Bridget Gernander grew up in Minneapolis going to an integrated elementary school before her parents White flighted to the suburbs. Bridget formed a local chapter of Integrated Schools in 2017 to have parent-to-parent conversations about how to live your values through the school choices you make.
Kim Gomez lives in Richmond, VA with her husband and their four kids. Moving their oldest from a majority White, heavily-resourced school to a nearby global majority school was “one of the best decisions of our entire life.” She has the distinction of leading a workshop like this with IS founder, Courtney Everts Mykytyn.
Susan co-chairs the Pasadena IS chapter of Integrated Schools.Her young adult daughters attended both privilege-concentrating and integrating schools. She works with a grassroots group that encourages parents to connect with local
(district) schools and engage in ways that embrace equity.
Why So Many White People?
Integrated Schools was founded in 2015 by Courtney Everts Mykytyn, as a group of mostly White parents. Informed by researchers and thought leaders of color, we encourage “White and/or privileged” families to enroll our children in schools where they are not in the majority, with the understanding that when we arrive, our impact matters more than our intent.

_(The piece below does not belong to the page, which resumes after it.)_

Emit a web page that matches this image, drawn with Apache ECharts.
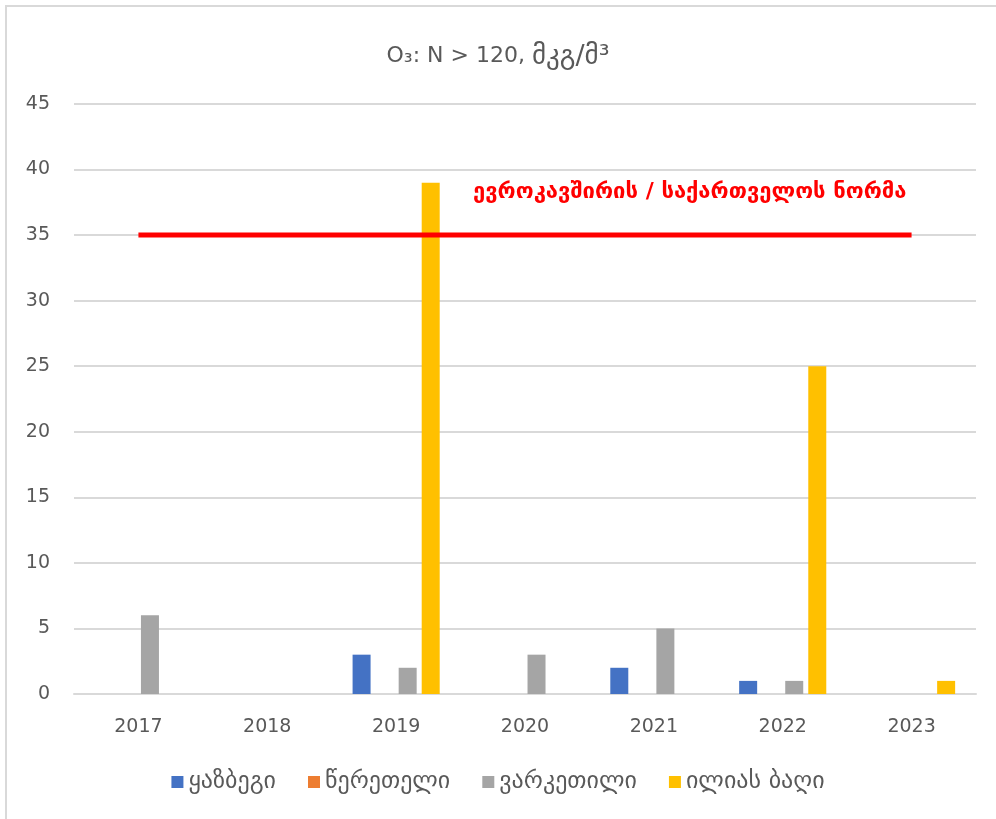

White parents continue to be the key barrier to redressing the imbalance of racial and educational power in our systems of education. As Nikole Hannah-Jones has said, “we have a system where White people control the outcomes, and the outcome that most Americans want is segregation.” White people have been the architects of systems that maintain racial hierarchy everywhere in our country, and especially in schools. White parents have consistently fought against policies that would put our children in schools with Black and Brown children. We have largely avoided enrolling our children in these schools, treated diversity primarily as a commodity for the benefit of our own children, and enrolled in global majority schools with the assumption that they are broken and need White parents to fix them.